The producers made a curious choice here, having the chefs judge the quickfire but pulling back from having them comment outright on each others' dishes. When Padma called Dale out for putting Mike on the bottom, I thought we were heading into promising territory: I really wanted to see the judges (or the editors) give us a little more about which chefs voted for whom, and why. Plus, this episode could have used a small injection of drama. But we stop there—I suspect the footage was there but didn't make it into the episode—with Dale giggling about Mike's failed lamb kebabs and cutaways to Blais calling Tiffany's fondue "pedestrian." Dale's phondue, which was perhaps the most creative spin, won him the opportunity to awkwardly grip a giant bottle of Terlato wine… just a small foreshadowing of the forced awkwardness of that Buitoni spot. In your best robot voice, please repeat: "I am going to make some lobster and shrimp ravioli." "I love lobster and shrimp ravioli." Is there anything sadder than the image of a bunch of Top Chef contestants pretending to drool over stuffed pasta from a box?

On to the elimination challenge, in which the chefs cook a birthday lunch for Jimmy Fallon. His list of restrictions is friendlier than Zooey Deschanel's: He doesn't like mushrooms, mayonnaise, or eggplant. At the onset, this challenge had potential. With the exception of beef tongue, everything on the agenda was comfort food: ramen, chicken pot pie, hamburger, and fries. It's always fun to see chefs be playful with familiar food. How are they able to improve on a dish that's become so ubiquitous because it's so ubiquitously good? Looking at the reaction of the judges today, I couldn't help but think about the uncanny valley. Each person eating a well-known dish has a certain set of expectations about what it should taste like—so dangerous for the chefs. Deconstruct the hell out of a dish but keep the flavors, and people go nuts for it. It's different enough that we can still love it. Screw with it just a little, though, and we hate it because it's not true to the original. (Back when truffle oil was being added to anything and everything here in Chicago a couple of years ago, I kept thinking, this would be great [macaroni and cheese], if there weren't something horribly wrong with it. But head over to Alinea and eat powdered freeze-dried cheese with macaroni particles, and it seems brilliant.)

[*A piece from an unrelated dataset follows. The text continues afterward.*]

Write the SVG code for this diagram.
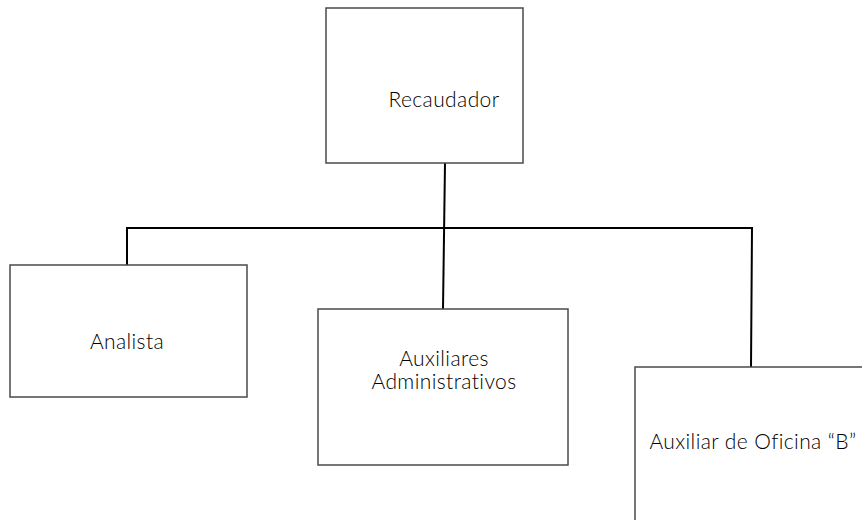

Fallon wanted Blais to come out with laser beams and smoke machines, but instead he got a bowl of ramen. Tiffany's Southwestern spin on chicken and dumplings read too spicy, and, well, not enough like chicken and dumplings. When things went wrong for the chefs tonight, the judges kept saying it just didn't taste like it was supposed to taste. I thought the elimination challenge, in the end, suffered because of this. I'm sure Carla's pot pie was kickass (in fact I'm really hoping Bravo publishes the recipe for that one online). It apparently had crust at the bottom, but other than that, it looked like a chicken pot pie. Angelo's dish was the only one that truly intrigued me. The judges are right; combining coffee, dill, and cilantro sounds like a dare and a cruel one at that. I'd love to taste the combination that had everyone swooning; it's nearly impossible to imagine. On the other side, Fabio's meatloaf hambooger certainly seems horrific; he's shouting on Twitter about how he now has a hamburger on his menu and how it's amazing. I'm sorry to see him go, if only for his antics.

Stray observations:

  • Coming back into the stew room, the losing three report that "it's nitpicking time." All the chefs nod, like, yes, we're at the point in the season where tiny mistakes really matter. That might be true, but tonight's losing dishes certainly didn't read like small mistakes. They read like "salt monster, curdled/grainy cheese, and flat dumplings." That's a far cry from "you could have added a little more salt." From the sound of it, I thought Dale was going home.
  • The chefs only had two hours for this elimination challenge. That's awfully short for eliminations this late in the game.
  • Next week's challenge appears to be at Target, and appears to be a challenge. And, yes, more Bourdain!
  • Jimmy Fallon sure does love baseball metaphors.